God has placed so much light in the world – it is once again a thought of Pascal – to the point that he who wants to see can do so, yet together with so much darkness to the point that those who do not want to see can continue not to do so. Mary, the maiden of Nazareth, moved in this light and shade that characterizes faith and, in which, every person is free to decide. Faith cannot be separated from freedom; faith is an act that must be worthy of humanity.
Pascal expressed it in these terms: “Just as Jesus Christ remained unknown among men, so his truth remains, among everyday opinions, without external difference. Thus the Eucharist remains among the daily bread” (Blaise Pascal, Pensées, no. 789, Brunschvicg edition). Similarly, Mary, at the time of the Annunciation, grasps something of what God wants from Her, her full belonging to God; Mary will be the beloved daughter, bride and mother of the Son of God.
In the great sign of the Annunciation – which is the beginning of Christmas – God offers Mary many signs and, together with her, calls those who will be called to live the fulfilment of the history of salvation; the apostle Paul thus speaks of the fullness of time. This is also true of the maternity of her cousin Elizabeth (elderly and sterile); in fact, the little life that throbs within her bosom validates what was announced by the angel and will also be the sign given to the shepherds and the wise men who had responded to that sign of God (the star) who led them to where they would find the child.
The holy night, the star, the sky populated by a multitude of angels: they are signs that touch us intimately, push us to a choice, indicate a challenging path which commits us; it is the path of faith, which arrives through a call that enters an individual’s everyday life and which they know how to discern.
They enter once again the powerful symbol of Christmas which the aged Simeon and the prophetess Anna saw in that poor family – who went to the temple to redeem, according to the law, their firstborn son – the Son who would save us all.
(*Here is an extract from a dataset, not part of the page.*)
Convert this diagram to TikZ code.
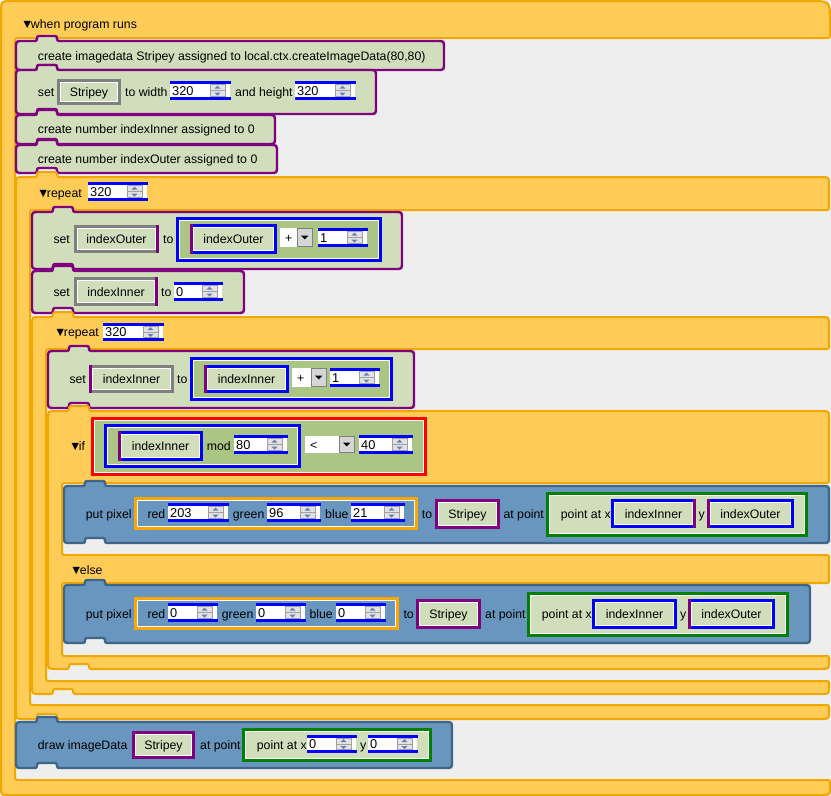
\documentclass[tikz,border=0pt]{standalone}
\usepackage{fontspec}
\setmainfont{Liberation Sans}
\newfontfamily\lsans{Liberation Sans}
\newcommand\blkfont{\lsans\fontsize{12.3}{14}\selectfont}
\newcommand\numfont{\lsans\fontsize{12.8}{14}\selectfont}
\newcommand\trifont{\lsans\fontsize{12.5}{14}\selectfont}
\newcommand\tri{{\trifont ▼\kern-2.6pt}}

\definecolor{bgc}{HTML}{EEEEEE}
\definecolor{orfill}{HTML}{FFCC57}
\definecolor{orline}{HTML}{F0A800}
\definecolor{stfill}{HTML}{D0DEBC}
\definecolor{purp}{HTML}{800080}
\definecolor{blfill}{HTML}{6896BE}
\definecolor{blline}{HTML}{3F6588}
\definecolor{opfill}{HTML}{AAC584}
\definecolor{sgray}{HTML}{808080}
\definecolor{sblue}{HTML}{0000FF}
\definecolor{sred}{HTML}{FF0000}
\definecolor{sorange}{HTML}{FFA500}
\definecolor{sgreen}{HTML}{008000}
\definecolor{arrc}{HTML}{6A7DB4}
\definecolor{btnfill}{HTML}{E2E2E2}
\definecolor{btnline}{HTML}{A0A0A0}
\definecolor{ddfill}{HTML}{D6D6D6}

% statement block with top tab and bottom notch: style, x1, y1, x2, y2
\newcommand\stmt[5]{%
  \draw[#1] (#2,{#3+9}) .. controls (#2,#3) .. ({#2+9},#3)
    -- ({#2+21},#3) -- ({#2+21},{#3-5}) -- ({#2+41},{#3-5}) -- ({#2+41},#3)
    -- ({#4-9},#3) .. controls (#4,#3) .. (#4,{#3+9})
    -- (#4,{#5-9}) .. controls (#4,#5) .. ({#4-9},#5)
    -- ({#2+41},#5) -- ({#2+41},{#5-5}) -- ({#2+21},{#5-5}) -- ({#2+21},#5)
    -- ({#2+9},#5) .. controls (#2,#5) .. (#2,{#5-9}) -- cycle;}

% C-shaped loop block: L, T, R, arm inner x, header bottom, footer top, bottom
\newcommand\cblk[7]{%
  \draw[orblk] (#1,{#2+10}) .. controls (#1,#2) .. ({#1+10},#2)
    -- ({#1+21},#2) -- ({#1+21},{#2-5}) -- ({#1+41},{#2-5}) -- ({#1+41},#2)
    -- ({#3-10},#2) .. controls (#3,#2) .. (#3,{#2+10}) -- (#3,#5)
    -- ({#4+7},#5) .. controls (#4,#5) .. (#4,{#5+7})
    -- (#4,{#6-7}) .. controls (#4,#6) .. ({#4+7},#6)
    -- (#3,#6) -- (#3,{#7-10}) .. controls (#3,#7) .. ({#3-10},#7)
    -- ({#1+41},#7) -- ({#1+41},{#7-5}) -- ({#1+21},{#7-5}) -- ({#1+21},#7)
    -- ({#1+10},#7) .. controls (#1,#7) .. (#1,{#7-10}) -- cycle;}

% framed slot with a white inner rule: x1, y1, x2, y2, frame colour, fill
\newcommand\ibox[6]{%
  \draw[draw=#5, fill=#6, line width=3] ({#1+1.5},{#2+1.5}) rectangle ({#3-1.5},{#4-1.5});
  \draw[white, line width=1] ({#1+3.5},{#2+3.5}) rectangle ({#3-3.5},{#4-3.5});}

% variable slot: name, x1, y1, x2, y2, frame colour, text
\newcommand\varb[7]{%
  \ibox{#2}{#3}{#4}{#5}{#6}{stfill}
  \node[ctr] (#1) at ({(#2+#4)/2},{(#3+#5)/2+4.5}) {#7};}
\newcommand\purl[3]{\draw[purp, line width=3] ({#1+1.5},#2) -- ({#1+1.5},#3);}
\newcommand\purr[3]{\draw[purp, line width=3] ({#1-1.5},#2) -- ({#1-1.5},#3);}

% number spinner: name, x1, y1, x2, y2, value
\newcommand\spin[6]{%
  \fill[white] (#2,#3) rectangle ({#4-1},#5);
  \draw[fill=btnfill, draw=btnline, line width=0.8] ({#4-21},{#3+3.5}) rectangle ({#4-6},{#5-3.5});
  \draw[btnline, line width=0.8] ({#4-21},{(#3+#5)/2}) -- ({#4-6},{(#3+#5)/2});
  \fill[arrc] ({#4-16.5},{(#3+#5)/2-2}) -- ({#4-10.5},{(#3+#5)/2-2}) -- ({#4-13.5},{(#3+#5)/2-5}) -- cycle;
  \fill[arrc] ({#4-16.5},{(#3+#5)/2+2}) -- ({#4-10.5},{(#3+#5)/2+2}) -- ({#4-13.5},{(#3+#5)/2+5}) -- cycle;
  \fill[sblue] (#2,#3) rectangle (#4,{#3+3});
  \fill[sblue] (#2,{#5-3}) rectangle (#4,#5);
  \node[numl] (#1) at ({#2+2},{(#3+#5)/2+4.7}) {#6};}

% operator drop-down: name, x1, y1, x2, y2, symbol
\newcommand\drop[6]{%
  \fill[white] (#2,#3) rectangle (#4,#5);
  \draw[fill=ddfill, draw=sgray, line width=1] ({#4-16},{#3+0.5}) rectangle ({#4-0.5},{#5-0.5});
  \fill[black] ({#4-11.8},{(#3+#5)/2-1.8}) -- ({#4-4.7},{(#3+#5)/2-1.8}) -- ({#4-8.25},{(#3+#5)/2+1.8}) -- cycle;
  \node[lbl] (#1) at ({#2+5},{(#3+#5)/2+4.5}) {#6};}

% text label: name, x, y of text centre, text
\newcommand\lab[4]{\node[lbl] (#1) at (#2,{#3+4.5}) {#4};}

\begin{document}
\begin{tikzpicture}[x=1pt, y=-1pt,
  orblk/.style={fill=orfill, draw=orline, line width=2, rounded corners=2},
  stblk/.style={fill=stfill, draw=purp, line width=2.4, rounded corners=2},
  blblk/.style={fill=blfill, draw=blline, line width=2.4, rounded corners=2},
  lbl/.style={anchor=base west, inner sep=0, font=\blkfont},
  numl/.style={anchor=base west, inner sep=0, font=\numfont},
  ctr/.style={anchor=base, inner sep=0, font=\blkfont}]
\useasboundingbox (0,0) rectangle (831,796);
\fill[bgc] (0,0) rectangle (831,796);

% ---- hat block: when program runs
\draw[orblk] (1,15) .. controls (1,1) .. (15,1) -- (808,1) .. controls (830,1) .. (830,23)
  -- (830,38) -- (22,38) .. controls (15,38) .. (15,45) -- (15,773) .. controls (15,780) .. (22,780)
  -- (830,780) -- (830,785) .. controls (830,795) .. (820,795) -- (11,795) .. controls (1,795) .. (1,785) -- cycle;
\lab{hat}{21}{24}{\tri when program runs}

% ---- declarations
\stmt{stblk}{16}{41}{444}{70}
\lab{mkimg}{37.7}{55.5}{create imagedata Stripey assigned to local.ctx.createImageData(80,80)}

\stmt{stblk}{16}{70}{376}{114}
\lab{setw}{37.7}{92}{set}
\varb{setwvar}{57}{79}{121}{105}{sgray}{Stripey}
\lab{setwto}{125}{92}{to width}
\spin{wval}{170}{81}{231}{100}{320}
\lab{seth}{235}{92}{and height}
\spin{hval}{295}{81}{356}{100}{320}

\stmt{stblk}{16}{115}{275}{144}
\lab{mkinner}{37.7}{129}{create number indexInner assigned to 0}
\stmt{stblk}{16}{145}{277}{173}
\lab{mkouter}{37.7}{159}{create number indexOuter assigned to 0}

% ---- outer repeat
\cblk{16}{177}{829}{30}{210}{705}{719}
\lab{rep1}{37}{193}{\tri repeat}
\spin{rep1n}{88}{182}{148}{201}{320}

\stmt{stblk}{32}{212}{402}{269}
\lab{so}{53.3}{239}{set}
\varb{sovar}{74}{225}{159}{253}{sgray}{indexOuter}
\purr{159}{225}{253}
\lab{soto}{163}{239}{to}
\ibox{176}{217}{382}{262}{sblue}{opfill}
\varb{soarg}{190}{224}{277}{254}{sblue}{indexOuter}
\purl{190}{224}{254}
\drop{soop}{280}{228}{313}{247}{+}
\spin{soinc}{318}{228}{368}{247}{1}

\stmt{stblk}{32}{271}{244}{313}
\lab{si}{53.3}{291.5}{set}
\varb{sivar}{74}{277}{158}{306}{sgray}{indexInner}
\purr{158}{277}{306}
\lab{sito}{161}{291.5}{to}
\spin{sival}{174}{282}{223}{301}{0}

% ---- inner repeat
\cblk{32}{317}{829}{46}{349}{681}{694}
\lab{rep2}{54}{332}{\tri repeat}
\spin{rep2n}{103}{323}{164}{341}{320}

\stmt{stblk}{48}{351}{414}{408}
\lab{sii}{69.3}{378.5}{set}
\varb{siivar}{89}{365}{174}{393}{sgray}{indexInner}
\purl{89}{365}{393}
\lab{siito}{177}{378.5}{to}
\ibox{190}{357}{393}{401}{sblue}{opfill}
\varb{siiarg}{204}{365}{289}{393}{sblue}{indexInner}
\purl{204}{365}{393}
\drop{siiop}{292}{368}{327}{387}{+}
\spin{siiinc}{330}{368}{380}{387}{1}

% ---- if / else block
\draw[orblk] (48,421) .. controls (48,411) .. (58,411)
  -- (69,411) -- (69,406) -- (89,406) -- (89,411)
  -- (819,411) .. controls (829,411) .. (829,421) -- (829,483)
  -- (69,483) .. controls (62,483) .. (62,490) -- (62,548) .. controls (62,555) .. (69,555)
  -- (829,555) -- (829,583)
  -- (69,583) .. controls (62,583) .. (62,590) -- (62,649) .. controls (62,656) .. (69,656)
  -- (829,656) -- (829,659) .. controls (829,669) .. (819,669)
  -- (89,669) -- (89,664) -- (69,664) -- (69,669)
  -- (58,669) .. controls (48,669) .. (48,659) -- cycle;
\lab{iflab}{69}{445.5}{\tri if}
\ibox{91}{417}{427}{476}{sred}{opfill}
\ibox{104}{424}{301}{468}{sblue}{opfill}
\varb{condvar}{118}{431}{203}{461}{sblue}{indexInner}
\purl{118}{431}{461}
\lab{modlab}{206.7}{446}{mod}
\spin{modn}{234}{435}{288}{454}{80}
\drop{cmpop}{305}{436}{355}{453}{<}
\spin{cmpn}{359}{435}{413}{454}{40}
\lab{elselab}{70}{569.5}{\tri else}

% ---- put pixel (then branch)
\stmt{blblk}{64}{486}{829}{543}
\lab{pp1}{85.7}{514}{put pixel}
\ibox{134}{497}{418}{530}{sorange}{blfill}
\lab{pp1r}{147.3}{514}{red}
\spin{pp1rv}{168}{503}{229}{522}{203}
\lab{pp1g}{232.7}{514}{green}
\spin{pp1gv}{267}{503}{321}{522}{96}
\lab{pp1b}{325}{514}{blue}
\spin{pp1bv}{351}{503}{405}{522}{21}
\lab{pp1to}{421.7}{514}{to}
\varb{pp1img}{435}{499}{500}{529}{purp}{Stripey}
\lab{pp1at}{503.3}{514}{at point}
\ibox{546}{492}{808}{537}{sgreen}{stfill}
\lab{pp1pt}{560.7}{514}{point at x}
\varb{pp1x}{611}{499}{696}{528}{sblue}{indexInner}
\purr{696}{499}{528}
\lab{pp1y}{698.5}{514}{y}
\varb{pp1yv}{707}{499}{794}{528}{sblue}{indexOuter}
\purl{707}{499}{528}

% ---- put pixel (else branch)
\stmt{blblk}{64}{585}{810}{643}
\lab{pp2}{85.7}{614}{put pixel}
\ibox{134}{597}{399}{630}{sorange}{blfill}
\lab{pp2r}{147.3}{614}{red}
\spin{pp2rv}{168}{603}{218}{622}{0}
\lab{pp2g}{221.7}{614}{green}
\spin{pp2gv}{256}{603}{306}{622}{0}
\lab{pp2b}{309.3}{614}{blue}
\spin{pp2bv}{336}{603}{386}{622}{0}
\lab{pp2to}{403.3}{614}{to}
\varb{pp2img}{416}{599}{481}{629}{purp}{Stripey}
\lab{pp2at}{485}{614}{at point}
\ibox{527}{592}{789}{637}{sgreen}{stfill}
\lab{pp2pt}{541.7}{614}{point at x}
\varb{pp2x}{592}{599}{677}{629}{sblue}{indexInner}
\lab{pp2y}{680}{614}{y}
\varb{pp2yv}{688}{599}{775}{629}{sblue}{indexOuter}
\purl{688}{599}{629}

% ---- draw imageData
\stmt{blblk}{16}{722}{452}{768}
\lab{drw}{37.7}{745}{draw imageData}
\varb{drwimg}{132}{731}{195}{759}{purp}{Stripey}
\lab{drwat}{200}{745}{at point}
\ibox{242}{728}{432}{762}{sgreen}{stfill}
\lab{drwpt}{256.7}{745}{point at x}
\spin{drwx}{307}{735}{357}{753}{0}
\lab{drwy}{360}{745}{y}
\spin{drwyv}{368}{735}{418}{753}{0}
\end{tikzpicture}
\end{document}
Finally, Mary grasped in the words pronounced by the twelve-year-old Jesus at the temple the sign that would confirm what the angel had foretold: “Why did you seek Me? Did you not know that I must be about My Father’s business?” (Luke 2, 49).
They echo those other words that the angel had spoken at the Annunciation: “…You will conceive and give birth to a son, and you are to call him Jesus. He will be great and will be called the Son of the Most High. The Lord God will give him the throne of his father David, and he will reign over Jacob’s descendants forever; his kingdom will never end.” “How will this be,” Mary asked the angel, “since I am a virgin?” The angel answered, “The Holy Spirit will come on you, and the power of the Most High will overshadow you. So the holy one to be born will be called the Son of God” (Luke 1,31-35).
Faith is humble, simple and trusting but also industrious, motivated and, therefore, able to account for its own hope (see 1 Peter 3:15). This is the faith of Mary which makes Christmas possible. Mary is the personification of Christmas and she testifies to us how this celebration requires knowing how to read, in a free and intelligent way, the signs that God does not allow anyone to miss on the path towards Him.
Thus we are all called to discernment; every one of us, from time to time, are the shepherds, the wise men, Herod, the chief priests and scribes called to recognise the signs of God in our lives. We ask the Virgin Mother to give us also the agile and firm steps that supported her while she went to her cousin Elizabeth, who, in turn, perceived in Her the sign of the presence of God. Christmas tells us that those who accept the signs of God become, in turn, a sign of God for others. Mary is the sign of Jesus who is the salvation of God!